Are ESOP contributions tax deductible?
Yes, ESOP contributions made by an employer are generally tax-deductible. This tax advantage is one of the primary benefits of setting up an ESOP for both the company and employees. Additionally, employees usually do not pay taxes on the contributions until they receive their ESOP payouts upon retirement or termination of employment.
What does the 3-year rule in ESOP mean?
The 3-year rule is a vesting requirement in some ESOPs. It means that employees must work for the company for at least three years before earning full ownership rights to their ESOP shares. The ESOP may have a shorter or longer vesting period, and it may also use a graded vesting schedule, where employees gradually earn ownership over time rather than gaining it all at once after a certain period.

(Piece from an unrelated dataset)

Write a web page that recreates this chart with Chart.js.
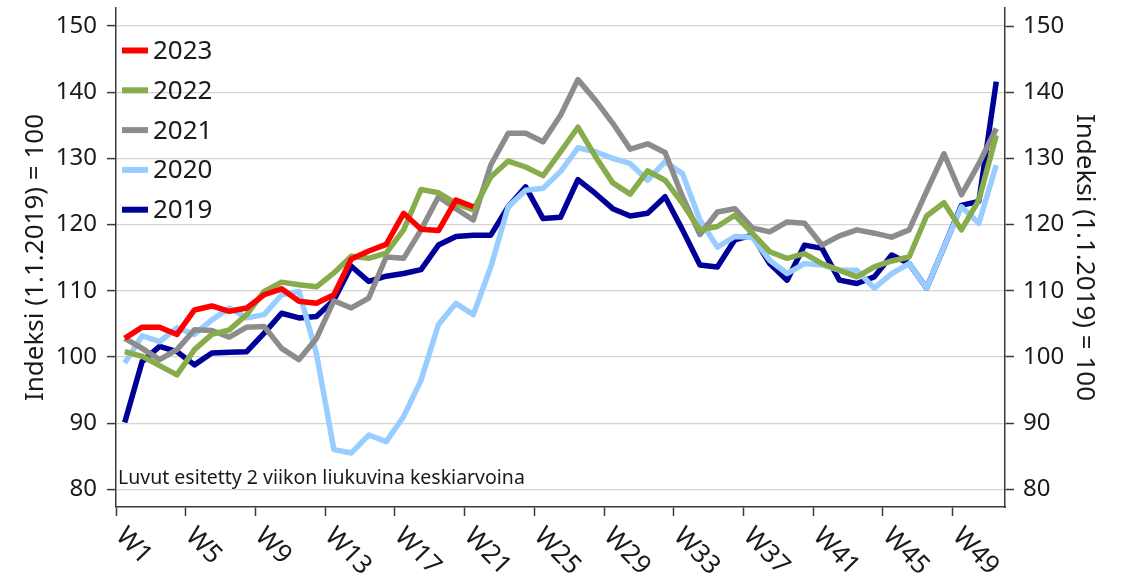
<!DOCTYPE html>
<html>
<head>
<meta charset="utf-8">
<script src="https://cdn.jsdelivr.net/npm/chart.js@4.4.1/dist/chart.umd.min.js"></script>
<style>
  html, body { margin: 0; padding: 0; background: #ffffff; }
  #wrap { width: 1128px; height: 583px; }
</style>
</head>
<body>
<div id="wrap"><canvas id="c" width="1128" height="583"></canvas></div>
<script>
// ---------- DATA ----------
const weeks = ['W1','W2','W3','W4','W5','W6','W7','W8','W9','W10','W11','W12','W13','W14','W15','W16','W17','W18','W19','W20',
  'W21','W22','W23','W24','W25','W26','W27','W28','W29','W30','W31','W32','W33','W34','W35','W36','W37','W38','W39','W40',
  'W41','W42','W43','W44','W45','W46','W47','W48','W49','W50','W51'];
const shownWeekLabels = ['W1','W5','W9','W13','W17','W21','W25','W29','W33','W37','W41','W45','W49'];
const yTicks = [80, 90, 100, 110, 120, 130, 140, 150];
const seriesNames = ['2023', '2022', '2021', '2020', '2019'];

const y2023 = [102.8, 104.5, 104.5, 103.4, 107.1, 107.7, 106.9, 107.4, 109.4, 110.3, 108.4, 108.1, 109.4, 114.8, 116.0,
  117.0, 121.7, 119.3, 119.1, 123.7, 122.7];
const y2022 = [100.8, 100.1, 98.7, 97.3, 101.1, 103.4, 104.1, 106.4, 109.9, 111.3, 110.9, 110.6, 112.7, 115.2, 114.9,
  115.7, 119.2, 125.3, 124.8, 123.2, 122.2, 127.2, 129.6, 128.7, 127.4, 131.0, 134.7, 130.3, 126.3, 124.6, 128.1, 126.7, 123.2, 119.2,
  119.7, 121.4, 118.7, 115.9, 114.9, 115.6, 114.1, 113.1, 112.1, 113.6, 114.5, 115.1, 121.3, 123.3, 119.2, 123.7, 133.5];
const y2021 = [102.8, 101.3, 99.6, 101.1, 104.1, 104.0, 103.0, 104.5, 104.6, 101.3, 99.6, 102.8, 108.5, 107.4, 108.9,
  115.1, 114.9, 119.2, 124.2, 122.4, 120.7, 129.0, 133.8, 133.8, 132.5, 136.5, 141.9, 138.8, 135.3, 131.4, 132.2, 130.9, 124.2, 118.5,
  121.9, 122.4, 119.5, 118.9, 120.4, 120.2, 116.9, 118.3, 119.2, 118.7, 118.1, 119.2, 125.0, 130.7, 124.5, 129.2, 134.5];
const y2020 = [99.1, 103.2, 102.3, 104.4, 103.4, 105.6, 107.4, 105.9, 106.4, 109.4, 109.9, 100.5, 86.0, 85.5, 88.2, 87.2,
  91.0, 96.5, 104.9, 108.1, 106.4, 113.6, 122.7, 125.2, 125.5, 128.0, 131.6, 131.0, 130.0, 129.2, 126.7, 129.5, 127.7, 120.7,
  116.6, 118.2, 118.1, 114.6, 112.6, 114.1, 113.9, 113.1, 113.1, 110.4, 112.6, 114.1, 110.4, 116.6, 122.7, 120.2, 129.0];
const y2019 = [90.1, 99.3, 101.6, 100.8, 98.8, 100.6, 100.7, 100.8, 103.6, 106.6, 105.9, 106.1, 108.6, 113.7, 111.4,
  112.2, 112.6, 113.2, 116.9, 118.2, 118.4, 118.4, 122.7, 125.7, 120.9, 121.1, 126.8, 124.7, 122.4, 121.3, 121.7, 124.2, 119.2, 113.9,
  113.6, 117.7, 118.4, 114.1, 111.6, 116.9, 116.4, 111.6, 111.1, 112.1, 115.4, 114.1, 110.4, 116.6, 122.9, 123.5, 141.6];

const yAxisTitle = 'Indeksi (1.1.2019) = 100';
const noteText = 'Luvut esitetty 2 viikon liukuvina keskiarvoina';

// ---------- STYLE ----------
const FONT = "'Noto Sans', 'Open Sans', sans-serif";
const TEXT = '#1a1a1a';
const AXIS = '#3a3a3a';
const colors = ['#ff0000', '#86ac4c', '#8c8c8c', '#99ccff', '#000099'];
const seriesData = [y2023, y2022, y2021, y2020, y2019];

const datasets = seriesNames.map((name, i) => ({
  label: name,
  data: seriesData[i],
  borderColor: colors[i],
  backgroundColor: colors[i],
  borderWidth: 5.5,
  pointRadius: 0,
  pointHoverRadius: 0,
  tension: 0,
  fill: false,
  borderJoinStyle: 'round',
  borderCapStyle: 'butt',
  yAxisID: 'y'
}));

const overlayPlugin = {
  id: 'overlay',
  afterDraw(chart) {
    const ctx = chart.ctx;
    const xs = chart.scales.x;
    const area = chart.chartArea;
    const step = xs.getPixelForValue(1) - xs.getPixelForValue(0);
    // x tick labels, rotated clockwise, starting at the tick
    ctx.save();
    ctx.fillStyle = TEXT;
    ctx.font = "26px " + FONT;
    ctx.textAlign = 'left';
    ctx.textBaseline = 'middle';
    weeks.forEach((w, i) => {
      if (!shownWeekLabels.includes(w)) return;
      const tx = xs.getPixelForValue(i) - step / 2;
      ctx.save();
      ctx.translate(tx + 4, area.bottom + 25);
      ctx.rotate(46 * Math.PI / 180);
      ctx.fillText(w, 0, 0);
      ctx.restore();
    });
    ctx.restore();

    // legend inside the plot area
    ctx.save();
    ctx.font = "26px " + FONT;
    ctx.textBaseline = 'middle';
    ctx.textAlign = 'left';
    chart.data.datasets.forEach((ds, i) => {
      const cy = 50.5 + i * 39.8;
      ctx.strokeStyle = ds.borderColor;
      ctx.lineWidth = 6;
      ctx.lineCap = 'butt';
      ctx.beginPath();
      ctx.moveTo(122, cy);
      ctx.lineTo(148, cy);
      ctx.stroke();
      ctx.fillStyle = TEXT;
      ctx.fillText(ds.label, 153, cy + 1);
    });
    ctx.restore();

    // note
    ctx.save();
    ctx.font = "19.5px " + FONT;
    ctx.fillStyle = TEXT;
    ctx.textAlign = 'left';
    ctx.textBaseline = 'alphabetic';
    ctx.fillText(noteText, 118, 484);
    ctx.restore();
  }
};

const yCommon = {
  min: 77.33,
  max: 152.72,
  afterBuildTicks: (s) => { s.ticks = yTicks.map(v => ({ value: v })); },
  border: { display: true, color: AXIS, width: 1.5 },
  ticks: {
    color: TEXT,
    font: { family: FONT, size: 24 },
    callback: (v) => String(v)
  },
  title: {
    display: true,
    text: yAxisTitle,
    color: TEXT,
    font: { family: FONT, size: 26 }
  }
};

new Chart(document.getElementById('c'), {
  type: 'line',
  data: { labels: weeks, datasets },
  options: {
    responsive: false,
    devicePixelRatio: 1,
    animation: false,
    events: [],
    layout: { padding: { top: 8, left: 0, right: 0, bottom: 0 } },
    plugins: { legend: { display: false }, tooltip: { enabled: false } },
    scales: {
      x: {
        type: 'category',
        offset: true,
        grid: {
          offset: true,
          drawOnChartArea: false,
          drawTicks: true,
          tickLength: 9,
          tickWidth: 1.5,
          tickColor: (c) => (c.index % 4 === 0 ? AXIS : 'rgba(0,0,0,0)')
        },
        border: { display: true, color: AXIS, width: 1.5 },
        ticks: { display: false, autoSkip: false },
        afterFit: (s) => { s.height = 76; s.paddingLeft = 0; s.paddingRight = 0; }
      },
      y: Object.assign({}, yCommon, {
        position: 'left',
        grid: { color: '#d4d4d4', lineWidth: 1.2, drawTicks: true, tickLength: 9, tickColor: AXIS, tickWidth: 1.5 },
        ticks: Object.assign({}, yCommon.ticks, { padding: 10 }),
        title: Object.assign({}, yCommon.title, { padding: { top: 20, bottom: 0 } }),
        afterFit: (s) => { s.width = 116; s.paddingTop = 0; s.paddingBottom = 0; }
      }),
      y2: Object.assign({}, yCommon, {
        position: 'right',
        grid: { drawOnChartArea: false, drawTicks: true, tickLength: 9, tickColor: AXIS, tickWidth: 1.5 },
        ticks: Object.assign({}, yCommon.ticks, { padding: 9 }),
        title: Object.assign({}, yCommon.title, { padding: { top: 28, bottom: 0 } }),
        afterFit: (s) => { s.width = 123; s.paddingTop = 0; s.paddingBottom = 0; }
      })
    }
  },
  plugins: [overlayPlugin]
});
</script>
</body>
</html>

What are the downsides of having an ESOP?
While ESOPs offer numerous benefits, they also have certain downsides. Some potential drawbacks include the costs associated with setting up and administering an ESOP, limited liquidity for the shares, and the risk that a company’s stock may decline in value over time. Additionally, employees may be overly reliant on the success of their company for their retirement, as opposed to a more diversified portfolio.
What rights do employees hold in an ESOP?
Employees who hold shares in an ESOP generally have specific rights, such as voting on major corporate matters, receiving annual updates on the value of their shares, and having access to the plan’s summary plan description (SPD). However, the scope of these rights may vary depending on the terms of the specific ESOP.
Can a law firm establish an ESOP?
Yes, a law firm can establish an ESOP, although there may be different regulatory and ethical considerations compared to other types of businesses. It is essential for a law firm interested in setting up an ESOP to consult with experienced ESOP attorneys who can guide them through the process and ensure they comply with all applicable laws and regulations.